# WHAT THE TASK REQUIRES
Write out the data again exactly, skipping every picture.

# DATASET SECTION
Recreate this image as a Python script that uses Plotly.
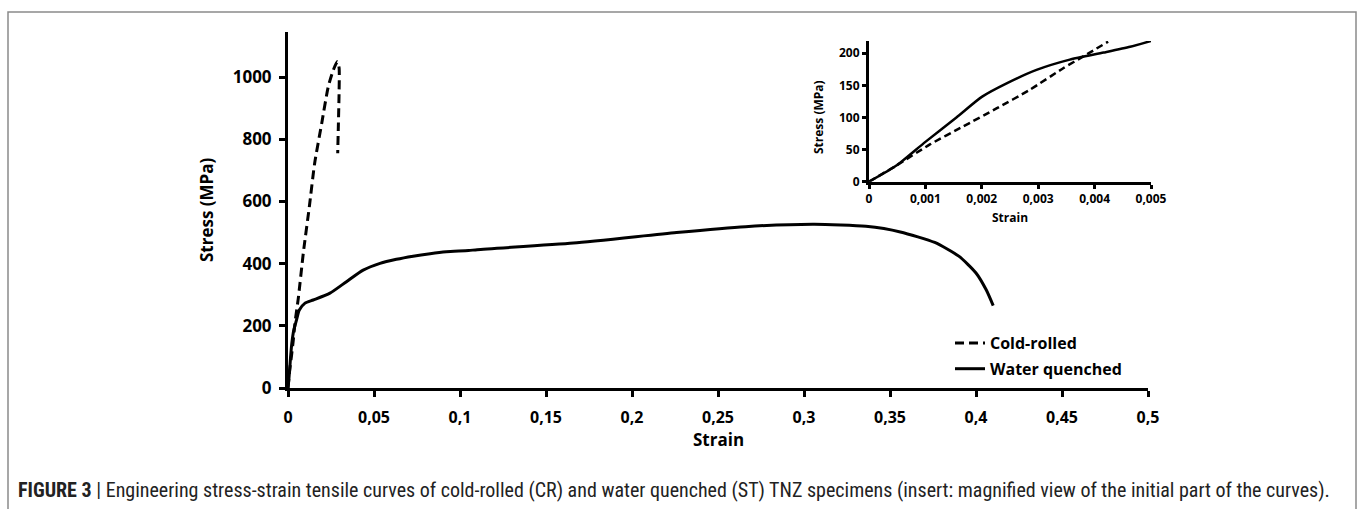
import plotly.graph_objects as go

# ---------------- data ----------------
wq_strain = [0, 0.0005, 0.001, 0.0015, 0.002, 0.0025, 0.003, 0.0035, 0.004, 0.005,
             0.0065, 0.0099, 0.0147, 0.0244, 0.034, 0.0437, 0.0535, 0.063, 0.0727,
             0.0826, 0.092, 0.105, 0.11, 0.1659, 0.2259, 0.266, 0.306, 0.336, 0.356,
             0.376, 0.390, 0.400, 0.406, 0.410]
wq_stress = [0, 28, 62, 100, 132, 156, 175, 190, 199, 220,
             250, 273, 283, 305, 342, 379, 401, 414, 424,
             432, 438, 442, 445, 466, 500, 519, 527, 520, 502,
             468, 424, 370, 315, 265]

cr_strain = [0, 0.001, 0.002, 0.003, 0.0038, 0.00424, 0.006, 0.0089, 0.0124, 0.0155,
             0.0196, 0.0234, 0.0263, 0.0287, 0.0297, 0.0297, 0.0293, 0.0289]
cr_stress = [0, 58, 102, 150, 195, 218, 289, 434, 583, 723,
             851, 969, 1022, 1050, 1030, 950, 850, 755]

ins_wq_strain = [0, 0.0005, 0.001, 0.00155, 0.002, 0.00244, 0.00297, 0.00356, 0.00416, 0.00463, 0.005]
ins_wq_stress = [0, 26, 62, 100, 132, 153, 174, 190, 201, 210, 219]

ins_cr_strain = [0, 0.0005, 0.00108, 0.00167, 0.00226, 0.00285, 0.00345, 0.0038, 0.00424]
ins_cr_stress = [0, 26, 58, 86, 114, 143, 177, 195, 218]

x_tickvals = [0, 0.05, 0.1, 0.15, 0.2, 0.25, 0.3, 0.35, 0.4, 0.45, 0.5]
x_ticktext = ["0", "0,05", "0,1", "0,15", "0,2", "0,25", "0,3", "0,35", "0,4", "0,45", "0,5"]
y_tickvals = [0, 200, 400, 600, 800, 1000]
y_ticktext = ["0", "200", "400", "600", "800", "1000"]

ix_tickvals = [0, 0.001, 0.002, 0.003, 0.004, 0.005]
ix_ticktext = ["0", "0,001", "0,002", "0,003", "0,004", "0,005"]
iy_tickvals = [0, 50, 100, 150, 200]
iy_ticktext = ["0", "50", "100", "150", "200"]

caption = ("<b>FIGURE 3</b> | Engineering stress-strain tensile curves of cold-rolled (CR) and water "
           "quenched (ST) TNZ specimens (insert: magnified view of the initial part of the curves).")

# ---------------- layout helpers ----------------
W, H = 1358, 509
def px(x):
    return x / W
def py(y):
    return (H - y) / H

FONT = "Open Sans, Lato, sans-serif"
DASH = "9px,5px"

fig = go.Figure()

fig.add_trace(go.Scatter(x=cr_strain, y=cr_stress, mode="lines", name="Cold-rolled",
                         line=dict(color="black", width=3, dash=DASH, shape="spline", smoothing=0.6),
                         xaxis="x", yaxis="y", legendgroup="a"))
fig.add_trace(go.Scatter(x=wq_strain, y=wq_stress, mode="lines", name="Water quenched",
                         line=dict(color="black", width=3, shape="spline", smoothing=0.6),
                         xaxis="x", yaxis="y", legendgroup="b"))
fig.add_trace(go.Scatter(x=ins_cr_strain, y=ins_cr_stress, mode="lines", showlegend=False,
                         line=dict(color="black", width=2.5, dash="7px,4px", shape="spline", smoothing=0.6),
                         xaxis="x2", yaxis="y2"))
fig.add_trace(go.Scatter(x=ins_wq_strain, y=ins_wq_stress, mode="lines", showlegend=False,
                         line=dict(color="black", width=2.5, shape="spline", smoothing=0.6),
                         xaxis="x2", yaxis="y2"))

axis_common = dict(showline=True, linecolor="black", linewidth=3, ticks="outside",
                   tickcolor="black", tickwidth=3, showgrid=False, zeroline=False,
                   fixedrange=True, automargin=False)

fig.update_layout(
    template="none",
    width=W, height=H,
    margin=dict(l=0, r=0, t=0, b=0, autoexpand=False),
    paper_bgcolor="white", plot_bgcolor="white",
    font=dict(family=FONT, color="black"),
    xaxis=dict(domain=[px(288), px(1148)], range=[0, 0.5], anchor="y",
               tickvals=x_tickvals, ticktext=x_ticktext, ticklen=6,
               ticklabelstandoff=7,
               tickfont=dict(family=FONT, size=16, weight="bold"), **axis_common),
    yaxis=dict(domain=[py(388), py(32)], range=[0, 1145], anchor="x",
               tickvals=y_tickvals, ticktext=y_ticktext, ticklen=6,
               ticklabelstandoff=4,
               tickfont=dict(family=FONT, size=17, weight="bold"), **axis_common),
    xaxis2=dict(domain=[px(869), px(1151)], range=[0, 0.005], anchor="y2",
                tickvals=ix_tickvals, ticktext=ix_ticktext, ticklen=4,
                tickfont=dict(family=FONT, size=12, weight="bold"), **axis_common),
    yaxis2=dict(domain=[py(181.7), py(41)], range=[0, 219], anchor="x2",
                tickvals=iy_tickvals, ticktext=iy_ticktext, ticklen=4,
                tickfont=dict(family=FONT, size=12, weight="bold"), **axis_common),
    showlegend=True,
    legend=dict(x=px(950), y=py(326), xanchor="left", yanchor="top",
                bgcolor="rgba(0,0,0,0)", tracegroupgap=2,
                font=dict(family=FONT, size=16, weight="bold", color="black")),
)

# axis titles and caption as text annotations
annos = [
    dict(text="<b>Stress (MPa)</b>", x=px(207), y=py(210), textangle=-90, font=dict(size=17)),
    dict(text="<b>Strain</b>", x=px(718), y=py(439), font=dict(size=17)),
    dict(text="<b>Stress (MPa)</b>", x=px(819), y=py(117), textangle=-90, font=dict(size=12)),
    dict(text="<b>Strain</b>", x=px(1010), y=py(217), font=dict(size=12)),
]
for a in annos:
    fig.add_annotation(xref="paper", yref="paper", showarrow=False,
                       xanchor="center", yanchor="middle",
                       font=dict(family=FONT, color="black", size=a["font"]["size"]),
                       text=a["text"], x=a["x"], y=a["y"], textangle=a.get("textangle", 0))

fig.add_annotation(xref="paper", yref="paper", showarrow=False, xanchor="left", yanchor="middle",
                   x=px(16), y=py(490), text=caption,
                   font=dict(family="Liberation Sans Narrow, Arial Narrow, Roboto Condensed, sans-serif",
                             size=20, color="#222222"))

# outer frame
fig.add_shape(type="rect", xref="paper", yref="paper",
              x0=px(8), x1=px(1356), y0=-0.05, y1=py(12),
              line=dict(color="#8a8a8a", width=1.5), fillcolor="rgba(0,0,0,0)", layer="below")

fig.write_html("out.html", config={"displayModeBar": False},
               post_script="document.body.style.margin='0px';document.body.style.padding='0px';"
                           "document.body.style.overflow='hidden';")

# TASK SOLUTION
Recreate this image as a Python script that uses Plotly.
import plotly.graph_objects as go

# ---------------- data ----------------
wq_strain = [0, 0.0005, 0.001, 0.0015, 0.002, 0.0025, 0.003, 0.0035, 0.004, 0.005,
             0.0065, 0.0099, 0.0147, 0.0244, 0.034, 0.0437, 0.0535, 0.063, 0.0727,
             0.0826, 0.092, 0.105, 0.11, 0.1659, 0.2259, 0.266, 0.306, 0.336, 0.356,
             0.376, 0.390, 0.400, 0.406, 0.410]
wq_stress = [0, 28, 62, 100, 132, 156, 175, 190, 199, 220,
             250, 273, 283, 305, 342, 379, 401, 414, 424,
             432, 438, 442, 445, 466, 500, 519, 527, 520, 502,
             468, 424, 370, 315, 265]

cr_strain = [0, 0.001, 0.002, 0.003, 0.0038, 0.00424, 0.006, 0.0089, 0.0124, 0.0155,
             0.0196, 0.0234, 0.0263, 0.0287, 0.0297, 0.0297, 0.0293, 0.0289]
cr_stress = [0, 58, 102, 150, 195, 218, 289, 434, 583, 723,
             851, 969, 1022, 1050, 1030, 950, 850, 755]

ins_wq_strain = [0, 0.0005, 0.001, 0.00155, 0.002, 0.00244, 0.00297, 0.00356, 0.00416, 0.00463, 0.005]
ins_wq_stress = [0, 26, 62, 100, 132, 153, 174, 190, 201, 210, 219]

ins_cr_strain = [0, 0.0005, 0.00108, 0.00167, 0.00226, 0.00285, 0.00345, 0.0038, 0.00424]
ins_cr_stress = [0, 26, 58, 86, 114, 143, 177, 195, 218]

x_tickvals = [0, 0.05, 0.1, 0.15, 0.2, 0.25, 0.3, 0.35, 0.4, 0.45, 0.5]
x_ticktext = ["0", "0,05", "0,1", "0,15", "0,2", "0,25", "0,3", "0,35", "0,4", "0,45", "0,5"]
y_tickvals = [0, 200, 400, 600, 800, 1000]
y_ticktext = ["0", "200", "400", "600", "800", "1000"]

ix_tickvals = [0, 0.001, 0.002, 0.003, 0.004, 0.005]
ix_ticktext = ["0", "0,001", "0,002", "0,003", "0,004", "0,005"]
iy_tickvals = [0, 50, 100, 150, 200]
iy_ticktext = ["0", "50", "100", "150", "200"]

caption = ("<b>FIGURE 3</b> | Engineering stress-strain tensile curves of cold-rolled (CR) and water "
           "quenched (ST) TNZ specimens (insert: magnified view of the initial part of the curves).")

# ---------------- layout helpers ----------------
W, H = 1358, 509
def px(x):
    return x / W
def py(y):
    return (H - y) / H

FONT = "Open Sans, Lato, sans-serif"
DASH = "9px,5px"

fig = go.Figure()

fig.add_trace(go.Scatter(x=cr_strain, y=cr_stress, mode="lines", name="Cold-rolled",
                         line=dict(color="black", width=3, dash=DASH, shape="spline", smoothing=0.6),
                         xaxis="x", yaxis="y", legendgroup="a"))
fig.add_trace(go.Scatter(x=wq_strain, y=wq_stress, mode="lines", name="Water quenched",
                         line=dict(color="black", width=3, shape="spline", smoothing=0.6),
                         xaxis="x", yaxis="y", legendgroup="b"))
fig.add_trace(go.Scatter(x=ins_cr_strain, y=ins_cr_stress, mode="lines", showlegend=False,
                         line=dict(color="black", width=2.5, dash="7px,4px", shape="spline", smoothing=0.6),
                         xaxis="x2", yaxis="y2"))
fig.add_trace(go.Scatter(x=ins_wq_strain, y=ins_wq_stress, mode="lines", showlegend=False,
                         line=dict(color="black", width=2.5, shape="spline", smoothing=0.6),
                         xaxis="x2", yaxis="y2"))

axis_common = dict(showline=True, linecolor="black", linewidth=3, ticks="outside",
                   tickcolor="black", tickwidth=3, showgrid=False, zeroline=False,
                   fixedrange=True, automargin=False)

fig.update_layout(
    template="none",
    width=W, height=H,
    margin=dict(l=0, r=0, t=0, b=0, autoexpand=False),
    paper_bgcolor="white", plot_bgcolor="white",
    font=dict(family=FONT, color="black"),
    xaxis=dict(domain=[px(288), px(1148)], range=[0, 0.5], anchor="y",
               tickvals=x_tickvals, ticktext=x_ticktext, ticklen=6,
               ticklabelstandoff=7,
               tickfont=dict(family=FONT, size=16, weight="bold"), **axis_common),
    yaxis=dict(domain=[py(388), py(32)], range=[0, 1145], anchor="x",
               tickvals=y_tickvals, ticktext=y_ticktext, ticklen=6,
               ticklabelstandoff=4,
               tickfont=dict(family=FONT, size=17, weight="bold"), **axis_common),
    xaxis2=dict(domain=[px(869), px(1151)], range=[0, 0.005], anchor="y2",
                tickvals=ix_tickvals, ticktext=ix_ticktext, ticklen=4,
                tickfont=dict(family=FONT, size=12, weight="bold"), **axis_common),
    yaxis2=dict(domain=[py(181.7), py(41)], range=[0, 219], anchor="x2",
                tickvals=iy_tickvals, ticktext=iy_ticktext, ticklen=4,
                tickfont=dict(family=FONT, size=12, weight="bold"), **axis_common),
    showlegend=True,
    legend=dict(x=px(950), y=py(326), xanchor="left", yanchor="top",
                bgcolor="rgba(0,0,0,0)", tracegroupgap=2,
                font=dict(family=FONT, size=16, weight="bold", color="black")),
)

# axis titles and caption as text annotations
annos = [
    dict(text="<b>Stress (MPa)</b>", x=px(207), y=py(210), textangle=-90, font=dict(size=17)),
    dict(text="<b>Strain</b>", x=px(718), y=py(439), font=dict(size=17)),
    dict(text="<b>Stress (MPa)</b>", x=px(819), y=py(117), textangle=-90, font=dict(size=12)),
    dict(text="<b>Strain</b>", x=px(1010), y=py(217), font=dict(size=12)),
]
for a in annos:
    fig.add_annotation(xref="paper", yref="paper", showarrow=False,
                       xanchor="center", yanchor="middle",
                       font=dict(family=FONT, color="black", size=a["font"]["size"]),
                       text=a["text"], x=a["x"], y=a["y"], textangle=a.get("textangle", 0))

fig.add_annotation(xref="paper", yref="paper", showarrow=False, xanchor="left", yanchor="middle",
                   x=px(16), y=py(490), text=caption,
                   font=dict(family="Liberation Sans Narrow, Arial Narrow, Roboto Condensed, sans-serif",
                             size=20, color="#222222"))

# outer frame
fig.add_shape(type="rect", xref="paper", yref="paper",
              x0=px(8), x1=px(1356), y0=-0.05, y1=py(12),
              line=dict(color="#8a8a8a", width=1.5), fillcolor="rgba(0,0,0,0)", layer="below")

fig.write_html("out.html", config={"displayModeBar": False},
               post_script="document.body.style.margin='0px';document.body.style.padding='0px';"
                           "document.body.style.overflow='hidden';")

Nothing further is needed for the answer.